Wednesday, 22 February 2012

New York Courts to Intensify Efforts to Prevent Foreclosures

New York Courts to Intensify Efforts to Prevent Foreclosures

New York Courts to Intensify Efforts to Prevent Foreclosures - New York State’s courts, frustrated by delays in thousands of foreclosure cases, are planning to speed them along in a new program that would give judges added control and require banks to send officials who have the power to alter loans to keep people in their homes.“There will be no more excuses, no more delays,” the state’s chief judge, Jonathan Lippman, said in announcing the plan last week. “Real negotiations will take place.”


The move is the latest effort to stiffen court foreclosure procedures. In at least 19 states that have such court programs, efforts to settle foreclosure cases have often met with obstacles, including what some judges have found to be bad-faith negotiations by lenders.

The New York plan includes an unusual agreement by four banks to send representatives to court who can approve loan modifications. New York’s mortgage settlement conferences have often been paralyzed by repeated requests for information and the absence of anyone with authority from the banks.
“It is an important step forward” because it increases the involvement of judges with the power to punish defiant or disorganized lenders, said Geoff Walsh, an expert on foreclosure policy at the National Consumer Law Center in Boston.

The new program is to start in Queens this spring and then expand around the city and to nearby suburbs, court officials said. The officials said that under the program, judges would take over the running of some settlement conferences from court attorneys, who lack the power to impose punishments. State law requires that bank representatives “be fully authorized to dispose of the case,” but enforcement of that requirement has been sporadic.

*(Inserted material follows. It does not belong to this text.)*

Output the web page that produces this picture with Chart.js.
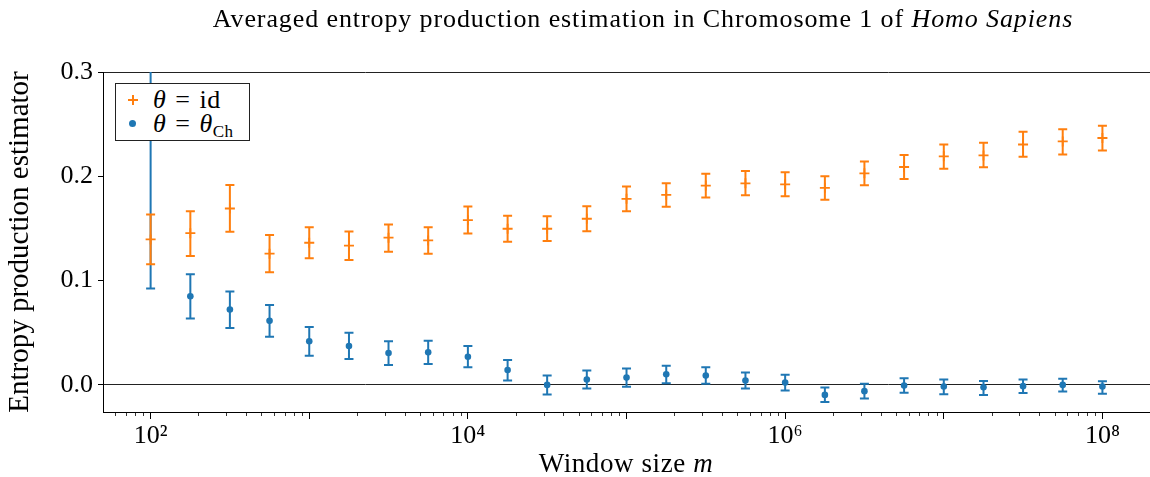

The officials said the plan would also include court supervision of the collection of the required documents to try to avoid delays and would seek to shorten the time some foreclosure cases linger in the courts to several months from as long as two years.

In addition, courts would work to assure that homeowners who cannot afford lawyers are represented, though some lawyers who handle such cases questioned whether that goal was realistic.

If it is successful, the plan would be expanded across the state next year, said Judge Judy Harris Kluger, the chief of policy and planning for the New York courts. She said that a critical step was obtaining the agreement of the four banks, Chase, Citibank, Wells Fargo and Bank of America, to more fully participate in the settlement efforts.

“Everybody is in agreement that something has to change that gets the players to the table,” Judge Kluger said.

She said that officials believed that their plan could be expanded statewide and that it was a logical next step after aggressive steps over the last few years had not brought the desired results.

“I don’t think anybody was prepared for the volume and for the difficulty of getting the right person who was authorized” by the banks to mortgage settlement talks, Judge Kluger added.

Some lawyers for homeowners said the plan was welcome because thousands of settlement conferences had seemed nearly futile.

“We’re very encouraged by this idea, because one of the real problems at the conferences has been the lack of anyone meaningful to talk to on the lender side,” said Jacob Inwald, the director of foreclosure-prevention litigation at Legal Services NYC, which represents poor people in the city.

But other lawyers questioned the court officials’ plan to provide lawyers for homeowners. The lawyers noted that, after years in which the government provided millions of dollars for legal representation for struggling homeowners, some of New York’s legal programs are now planning to lay off lawyers and housing counselors who specialize in foreclosure prevention.

They noted that Gov. Andrew M. Cuomo’s budget did not provide financing for the programs to replace federal funding that ended. Asked about that decision, Mr. Cuomo’s office did not respond directly. But it said in a statement that “another source of funding” for lawyers could be New York’s $136 million share of the recently negotiated $26 billion mortgage settlement with big banks, which is to be controlled by the state attorney general, Eric T. Schneiderman.

Mr. Schneiderman said in a separate statement that he planned to use a significant portion of the money for homeowners’ lawyers and housing counselors. A Cuomo administration official said negotiations with the Legislature were likely to find money for the legal agencies in the meantime.

But Mr. Inwald, the foreclosure-prevention specialist, said he was baffled by the governor’s response because the mortgage-settlement money was many months from being available.

As a result, he said, the new court program could face difficulty. “It’s going to be a lot less effective,” Mr. Inwald said, “if there’s nobody to represent homeowners in the process.”